Angesichts des Vorrückens der dschihadistischen Milizen in Syrien ist der Iran eigenen Angaben zufolge dazu bereit, Truppenentsendungen in das verbündete Land zu „prüfen“. „Wenn uns die syrische Regierung darum bittet, Truppen nach Syrien zu schicken, werden wir diese Anfrage prüfen“, wurde Irans Außenminister Abbas Araghtschi am Dienstag in seinem Kanal des Onlinedienstes Telegram aus einem Interview mit der arabischsprachigen Zeitung „Al-Arabi al-Dschadid“ zitiert.
Der Iran hatte sich bisher nicht in dieser Deutlichkeit zu einer unmittelbaren Unterstützung syrischer Regierungstruppen durch iranische Soldaten geäußert. Die Regierung in Teheran bezeichnete die Offensive der Dschihadisten-Milizen als israelisch-amerikanischen Versuch zur „Destabilisierung“ des Nahen Ostens.
Den Milizen gelang es bei ihrer am Mittwoch begonnenen Offensive, neben zahlreichen Ortschaften auch die Millionenstadt Aleppo nahezu vollständig unter ihre Kontrolle zu bringen. Seit dem Beginn der Offensive wurden jüngsten Angaben der Syrischen Beobachtungsstelle für Menschenrechte zufolge 602 Menschen getötet, darunter 104 Zivilistinnen und Zivilisten, 299 Kämpfer sowie 199 syrische Soldaten und regierungsnahe Kämpfer.
Die Organisation mit Sitz in Großbritannien bezieht ihre Informationen aus einem Netzwerk verschiedener Quellen in Syrien. Ihre Angaben sind von unabhängiger Seite kaum zu überprüfen.
Der Generalstabschef der iranischen Armee, Mohammad Bagheri, beriet sich angesichts der „gefährlichen“ Entwicklungen in der Region in separaten Gesprächen am Dienstag mit seinen Amtskollegen im Irak und Syrien sowie mit dem russischen Verteidigungsminister Andrej Beloussow, wie das iranische Staatsfernsehen berichtete.

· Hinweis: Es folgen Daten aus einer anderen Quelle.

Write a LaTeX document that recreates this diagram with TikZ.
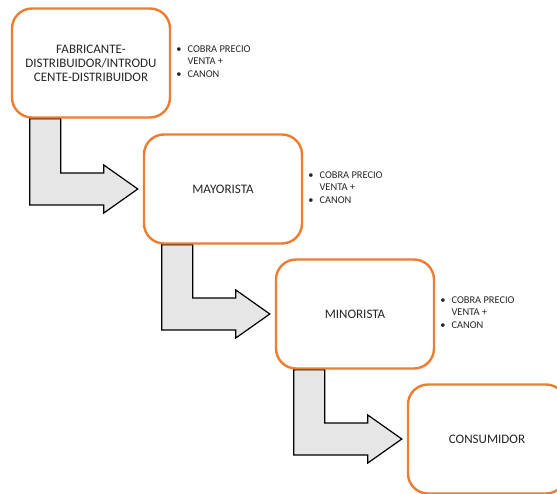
\documentclass[tikz,border=0pt]{standalone}
\usepackage{fontspec}
\setmainfont{Carlito}
\usetikzlibrary{positioning,calc,backgrounds}
\definecolor{boxline}{HTML}{ED7D31}
\definecolor{flowfill}{HTML}{E6E6E6}
\definecolor{ink}{HTML}{262626}
\tikzset{
  stage/.style={draw=boxline,line width=2.4pt,rounded corners=20pt,fill=white,
    minimum width=158pt,minimum height=109pt,align=center,text=ink,
    font=\fontsize{13}{14}\selectfont},
  note/.style={anchor=west,text=ink,inner sep=0pt,font=\fontsize{10.4}{11.3}\selectfont},
  flow/.style={draw=black,fill=flowfill,line width=1.2pt,line join=miter}
}
% bent block arrow from the bottom of #1 to the left side of #2
\newcommand{\bentflow}[2]{%
  \draw[flow] let \p1=(#1.south west), \p2=(#2.west) in
    (\x1+19pt,\y1) -- (\x1+19pt,\y2-16pt) -- (\x2-39pt,\y2-16pt)
    -- (\x2-39pt,\y2-24pt) -- (\x2-5pt,\y2) -- (\x2-39pt,\y2+24pt)
    -- (\x2-39pt,\y2+16pt) -- (\x1+50pt,\y2+16pt) -- (\x1+50pt,\y1) -- cycle;}
\newcommand{\cobra}{%
  \begin{tabular}{@{}l@{\hspace{6pt}}l@{}}
  \textbullet & COBRA PRECIO\\
              & VENTA +\\[2pt]
  \textbullet & CANON
  \end{tabular}}
\begin{document}
\begin{tikzpicture}[x=1pt,y=1pt]
  \useasboundingbox (0,0) rectangle (557,-493);
  \clip (0,0) rectangle (557,-493);
  \node[stage] (fab) at (91,-63) {FABRICANTE-\\DISTRIBUIDOR/INTRODU\\CENTE-DISTRIBUIDOR};
  \node[stage] (mayor) at (223,-189) {MAYORISTA};
  \node[stage] (minor) at (355,-314) {MINORISTA};
  \node[stage] (cons) at (487,-439) {CONSUMIDOR};
  \node[note,right=5pt of fab] (fabnote) {\cobra};
  \node[note,right=5pt of mayor] (mayornote) {\cobra};
  \node[note,right=5pt of minor] (minornote) {\cobra};
  \begin{scope}[on background layer]
    \bentflow{fab}{mayor}
    \bentflow{mayor}{minor}
    \bentflow{minor}{cons}
  \end{scope}
\end{tikzpicture}
\end{document}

Alle Entscheidungsträger erklärten daraufhin, sie seien bereit, „die notwendigen Schritte zur Unterstützung der syrischen Armee“ zu unternehmen.
Der Iran ist neben Russland der wichtigste Verbündete der Regierung des syrischen Machthabers Baschar al-Assad. Teheran unterstützt diese eigenen Angaben zufolge seit dem Beginn des Bürgerkriegs in Syrien 2011 mit „militärischen Beratern“. Auch pro-iranische schiitische Milizen sind in Syrien vertreten.
Die Lage in Syrien stand nach Angaben des Kremls auch im Fokus eines Telefonats zwischen dem russischen Präsidenten Wladimir Putin und dem türkischen Staatschef Recep Tayyip Erdogan. Demnach sagte Putin, „die „terroristische Aggression gegen den syrischen Staat“ müsse schnell beendet werden. Die Türkei müsse ihre „Fähigkeiten in der Region“ einsetzen.
Zudem hätten Putin und Erdogan über die Verstärkung ihrer Zusammenarbeit gesprochen, wie der Kreml weiter mitteilte. Russland, die Türkei und der Iran müssten weiter eng zusammenarbeiten, um die „Situation in Syrien zu normalisieren“.
Russland hatte 2015 zugunsten des syrischen Machthabers in den syrischen Bürgerkrieg eingegriffen. Die Türkei unterstützte hingegen die Rebellen in Syrien, bemühte sich jedoch in den vergangenen Monaten um eine Annäherung an die Regierung des Nachbarlandes.
Erdogan rief die Regierung in Damaskus am Dienstag dazu auf, „sich an einem echten politischen Prozess zu beteiligen, um eine Eskalation der Lage zu vermeiden“. Im Nordosten Syriens hatten pro-türkische Kämpfer im Zuge der Rebellenoffensive kurdische Kämpfer angegriffen. Erdogan erklärte, er habe „Maßnahmen“ ergriffen, um zu verhindern, dass die verbotene Arbeiterpartei Kurdistans (PKK) von den Entwicklungen in Syrien profitiert.